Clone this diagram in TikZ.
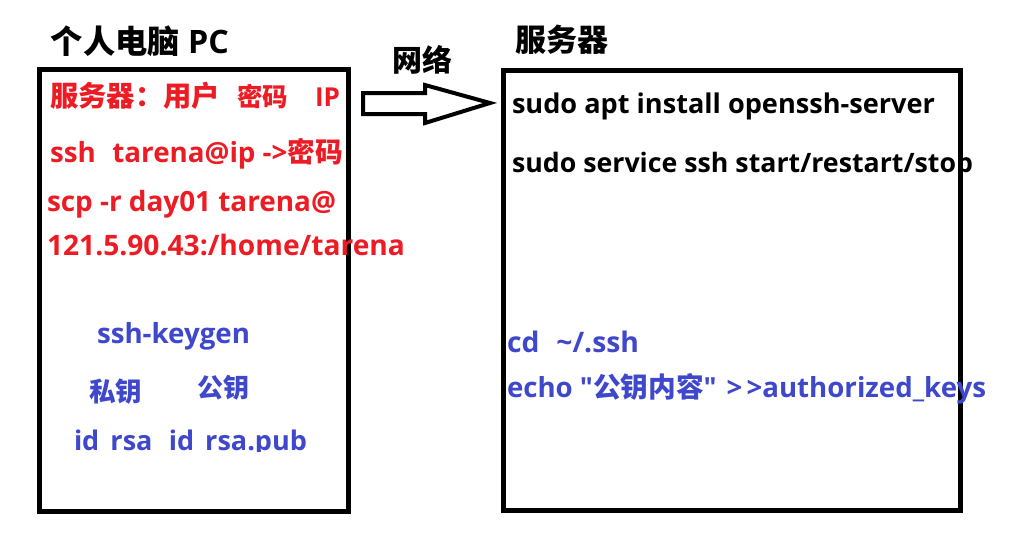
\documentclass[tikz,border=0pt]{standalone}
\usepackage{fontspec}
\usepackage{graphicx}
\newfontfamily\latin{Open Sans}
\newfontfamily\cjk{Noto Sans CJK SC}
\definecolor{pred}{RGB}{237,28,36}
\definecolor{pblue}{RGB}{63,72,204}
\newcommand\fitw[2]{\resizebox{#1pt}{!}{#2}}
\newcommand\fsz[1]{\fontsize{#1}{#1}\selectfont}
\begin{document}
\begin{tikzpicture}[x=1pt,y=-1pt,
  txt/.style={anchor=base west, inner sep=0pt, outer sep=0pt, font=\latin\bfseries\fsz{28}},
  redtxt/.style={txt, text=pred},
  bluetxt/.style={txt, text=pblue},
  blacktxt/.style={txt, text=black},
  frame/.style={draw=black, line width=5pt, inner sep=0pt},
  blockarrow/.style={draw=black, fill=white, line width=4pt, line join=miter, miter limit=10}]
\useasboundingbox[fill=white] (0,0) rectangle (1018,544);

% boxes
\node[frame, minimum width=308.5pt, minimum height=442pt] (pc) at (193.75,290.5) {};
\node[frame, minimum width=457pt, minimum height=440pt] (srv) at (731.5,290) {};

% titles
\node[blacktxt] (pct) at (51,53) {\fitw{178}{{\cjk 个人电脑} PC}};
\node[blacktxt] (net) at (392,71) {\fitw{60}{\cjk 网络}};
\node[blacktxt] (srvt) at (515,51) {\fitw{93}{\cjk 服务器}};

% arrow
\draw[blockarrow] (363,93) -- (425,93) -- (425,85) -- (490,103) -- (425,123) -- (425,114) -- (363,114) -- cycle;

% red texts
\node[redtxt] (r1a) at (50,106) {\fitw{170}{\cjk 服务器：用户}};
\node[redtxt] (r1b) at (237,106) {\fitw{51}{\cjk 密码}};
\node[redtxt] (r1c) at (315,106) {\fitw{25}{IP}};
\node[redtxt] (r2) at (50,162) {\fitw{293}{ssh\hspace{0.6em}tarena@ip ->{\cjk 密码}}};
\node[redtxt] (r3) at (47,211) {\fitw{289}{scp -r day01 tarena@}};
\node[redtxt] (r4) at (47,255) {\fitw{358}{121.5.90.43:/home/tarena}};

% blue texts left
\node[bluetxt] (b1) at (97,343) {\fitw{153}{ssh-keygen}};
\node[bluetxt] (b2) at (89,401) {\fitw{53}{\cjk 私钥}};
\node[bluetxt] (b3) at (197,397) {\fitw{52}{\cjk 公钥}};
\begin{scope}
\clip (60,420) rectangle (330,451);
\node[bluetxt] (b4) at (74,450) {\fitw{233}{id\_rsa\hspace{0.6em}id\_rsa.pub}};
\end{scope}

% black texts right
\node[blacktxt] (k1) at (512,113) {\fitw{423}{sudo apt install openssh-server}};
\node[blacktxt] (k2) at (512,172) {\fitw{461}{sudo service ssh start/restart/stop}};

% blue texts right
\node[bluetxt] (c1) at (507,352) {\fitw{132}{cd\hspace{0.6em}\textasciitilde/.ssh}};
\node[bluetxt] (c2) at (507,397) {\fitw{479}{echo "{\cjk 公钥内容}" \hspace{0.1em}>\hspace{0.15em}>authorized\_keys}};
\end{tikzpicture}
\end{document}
::::
What you should do: Quote in full the listing given above; the images are to be left out.

Reply:
Clone this diagram in TikZ.
\documentclass[tikz,border=0pt]{standalone}
\usepackage{fontspec}
\usepackage{graphicx}
\newfontfamily\latin{Open Sans}
\newfontfamily\cjk{Noto Sans CJK SC}
\definecolor{pred}{RGB}{237,28,36}
\definecolor{pblue}{RGB}{63,72,204}
\newcommand\fitw[2]{\resizebox{#1pt}{!}{#2}}
\newcommand\fsz[1]{\fontsize{#1}{#1}\selectfont}
\begin{document}
\begin{tikzpicture}[x=1pt,y=-1pt,
  txt/.style={anchor=base west, inner sep=0pt, outer sep=0pt, font=\latin\bfseries\fsz{28}},
  redtxt/.style={txt, text=pred},
  bluetxt/.style={txt, text=pblue},
  blacktxt/.style={txt, text=black},
  frame/.style={draw=black, line width=5pt, inner sep=0pt},
  blockarrow/.style={draw=black, fill=white, line width=4pt, line join=miter, miter limit=10}]
\useasboundingbox[fill=white] (0,0) rectangle (1018,544);

% boxes
\node[frame, minimum width=308.5pt, minimum height=442pt] (pc) at (193.75,290.5) {};
\node[frame, minimum width=457pt, minimum height=440pt] (srv) at (731.5,290) {};

% titles
\node[blacktxt] (pct) at (51,53) {\fitw{178}{{\cjk 个人电脑} PC}};
\node[blacktxt] (net) at (392,71) {\fitw{60}{\cjk 网络}};
\node[blacktxt] (srvt) at (515,51) {\fitw{93}{\cjk 服务器}};

% arrow
\draw[blockarrow] (363,93) -- (425,93) -- (425,85) -- (490,103) -- (425,123) -- (425,114) -- (363,114) -- cycle;

% red texts
\node[redtxt] (r1a) at (50,106) {\fitw{170}{\cjk 服务器：用户}};
\node[redtxt] (r1b) at (237,106) {\fitw{51}{\cjk 密码}};
\node[redtxt] (r1c) at (315,106) {\fitw{25}{IP}};
\node[redtxt] (r2) at (50,162) {\fitw{293}{ssh\hspace{0.6em}tarena@ip ->{\cjk 密码}}};
\node[redtxt] (r3) at (47,211) {\fitw{289}{scp -r day01 tarena@}};
\node[redtxt] (r4) at (47,255) {\fitw{358}{121.5.90.43:/home/tarena}};

% blue texts left
\node[bluetxt] (b1) at (97,343) {\fitw{153}{ssh-keygen}};
\node[bluetxt] (b2) at (89,401) {\fitw{53}{\cjk 私钥}};
\node[bluetxt] (b3) at (197,397) {\fitw{52}{\cjk 公钥}};
\begin{scope}
\clip (60,420) rectangle (330,451);
\node[bluetxt] (b4) at (74,450) {\fitw{233}{id\_rsa\hspace{0.6em}id\_rsa.pub}};
\end{scope}

% black texts right
\node[blacktxt] (k1) at (512,113) {\fitw{423}{sudo apt install openssh-server}};
\node[blacktxt] (k2) at (512,172) {\fitw{461}{sudo service ssh start/restart/stop}};

% blue texts right
\node[bluetxt] (c1) at (507,352) {\fitw{132}{cd\hspace{0.6em}\textasciitilde/.ssh}};
\node[bluetxt] (c2) at (507,397) {\fitw{479}{echo "{\cjk 公钥内容}" \hspace{0.1em}>\hspace{0.15em}>authorized\_keys}};
\end{tikzpicture}
\end{document}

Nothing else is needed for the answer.